__INSTRUCTION__. Drop the images; return everything else in the listing below exactly.

__MATERIAL__.
[Start]

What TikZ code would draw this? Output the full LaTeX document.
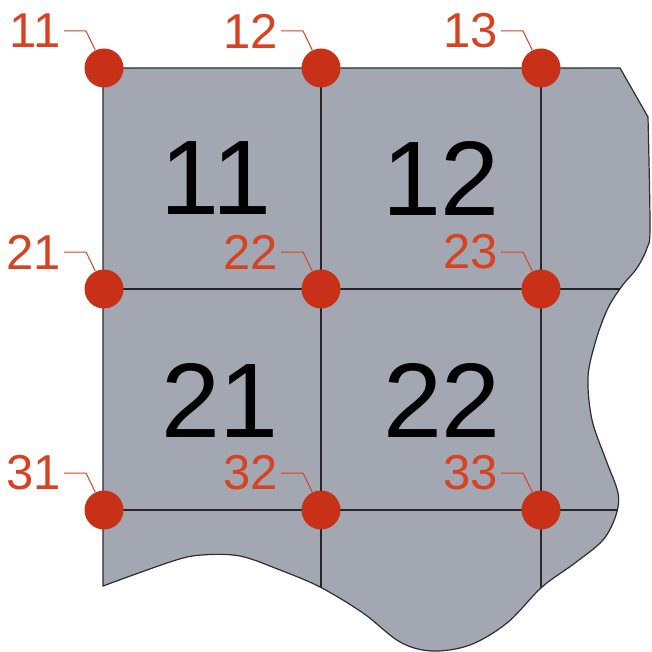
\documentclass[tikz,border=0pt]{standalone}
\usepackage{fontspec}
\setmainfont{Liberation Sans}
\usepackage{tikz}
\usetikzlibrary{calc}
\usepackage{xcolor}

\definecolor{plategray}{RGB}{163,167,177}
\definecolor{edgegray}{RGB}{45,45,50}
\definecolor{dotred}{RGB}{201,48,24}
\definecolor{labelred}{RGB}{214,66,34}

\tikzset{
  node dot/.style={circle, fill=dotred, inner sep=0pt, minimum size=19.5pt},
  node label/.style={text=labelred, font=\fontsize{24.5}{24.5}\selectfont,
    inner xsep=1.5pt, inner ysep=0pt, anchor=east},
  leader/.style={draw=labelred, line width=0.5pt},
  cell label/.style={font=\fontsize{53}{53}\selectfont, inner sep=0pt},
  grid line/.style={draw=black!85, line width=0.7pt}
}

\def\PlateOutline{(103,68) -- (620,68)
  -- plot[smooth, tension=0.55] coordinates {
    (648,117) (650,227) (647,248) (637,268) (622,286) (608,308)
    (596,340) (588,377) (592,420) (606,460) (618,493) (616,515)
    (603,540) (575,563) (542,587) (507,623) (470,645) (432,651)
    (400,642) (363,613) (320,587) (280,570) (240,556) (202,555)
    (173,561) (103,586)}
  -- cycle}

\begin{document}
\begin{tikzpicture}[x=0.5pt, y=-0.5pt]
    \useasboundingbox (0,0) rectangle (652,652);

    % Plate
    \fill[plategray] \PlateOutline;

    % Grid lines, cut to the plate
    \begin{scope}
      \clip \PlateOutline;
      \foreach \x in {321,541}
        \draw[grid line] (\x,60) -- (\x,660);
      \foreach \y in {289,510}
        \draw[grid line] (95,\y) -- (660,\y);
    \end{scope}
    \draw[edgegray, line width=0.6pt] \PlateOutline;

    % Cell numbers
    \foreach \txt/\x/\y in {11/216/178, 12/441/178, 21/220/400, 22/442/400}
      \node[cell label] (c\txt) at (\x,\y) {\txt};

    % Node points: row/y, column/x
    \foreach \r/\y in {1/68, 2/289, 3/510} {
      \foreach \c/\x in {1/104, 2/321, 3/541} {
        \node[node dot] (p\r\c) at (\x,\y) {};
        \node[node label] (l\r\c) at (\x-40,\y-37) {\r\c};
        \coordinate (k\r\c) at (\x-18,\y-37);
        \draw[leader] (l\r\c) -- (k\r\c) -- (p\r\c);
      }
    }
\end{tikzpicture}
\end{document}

[End]

__COMPLETED TASK__.
What TikZ code would draw this? Output the full LaTeX document.
\documentclass[tikz,border=0pt]{standalone}
\usepackage{fontspec}
\setmainfont{Liberation Sans}
\usepackage{tikz}
\usetikzlibrary{calc}
\usepackage{xcolor}

\definecolor{plategray}{RGB}{163,167,177}
\definecolor{edgegray}{RGB}{45,45,50}
\definecolor{dotred}{RGB}{201,48,24}
\definecolor{labelred}{RGB}{214,66,34}

\tikzset{
  node dot/.style={circle, fill=dotred, inner sep=0pt, minimum size=19.5pt},
  node label/.style={text=labelred, font=\fontsize{24.5}{24.5}\selectfont,
    inner xsep=1.5pt, inner ysep=0pt, anchor=east},
  leader/.style={draw=labelred, line width=0.5pt},
  cell label/.style={font=\fontsize{53}{53}\selectfont, inner sep=0pt},
  grid line/.style={draw=black!85, line width=0.7pt}
}

\def\PlateOutline{(103,68) -- (620,68)
  -- plot[smooth, tension=0.55] coordinates {
    (648,117) (650,227) (647,248) (637,268) (622,286) (608,308)
    (596,340) (588,377) (592,420) (606,460) (618,493) (616,515)
    (603,540) (575,563) (542,587) (507,623) (470,645) (432,651)
    (400,642) (363,613) (320,587) (280,570) (240,556) (202,555)
    (173,561) (103,586)}
  -- cycle}

\begin{document}
\begin{tikzpicture}[x=0.5pt, y=-0.5pt]
    \useasboundingbox (0,0) rectangle (652,652);

    % Plate
    \fill[plategray] \PlateOutline;

    % Grid lines, cut to the plate
    \begin{scope}
      \clip \PlateOutline;
      \foreach \x in {321,541}
        \draw[grid line] (\x,60) -- (\x,660);
      \foreach \y in {289,510}
        \draw[grid line] (95,\y) -- (660,\y);
    \end{scope}
    \draw[edgegray, line width=0.6pt] \PlateOutline;

    % Cell numbers
    \foreach \txt/\x/\y in {11/216/178, 12/441/178, 21/220/400, 22/442/400}
      \node[cell label] (c\txt) at (\x,\y) {\txt};

    % Node points: row/y, column/x
    \foreach \r/\y in {1/68, 2/289, 3/510} {
      \foreach \c/\x in {1/104, 2/321, 3/541} {
        \node[node dot] (p\r\c) at (\x,\y) {};
        \node[node label] (l\r\c) at (\x-40,\y-37) {\r\c};
        \coordinate (k\r\c) at (\x-18,\y-37);
        \draw[leader] (l\r\c) -- (k\r\c) -- (p\r\c);
      }
    }
\end{tikzpicture}
\end{document}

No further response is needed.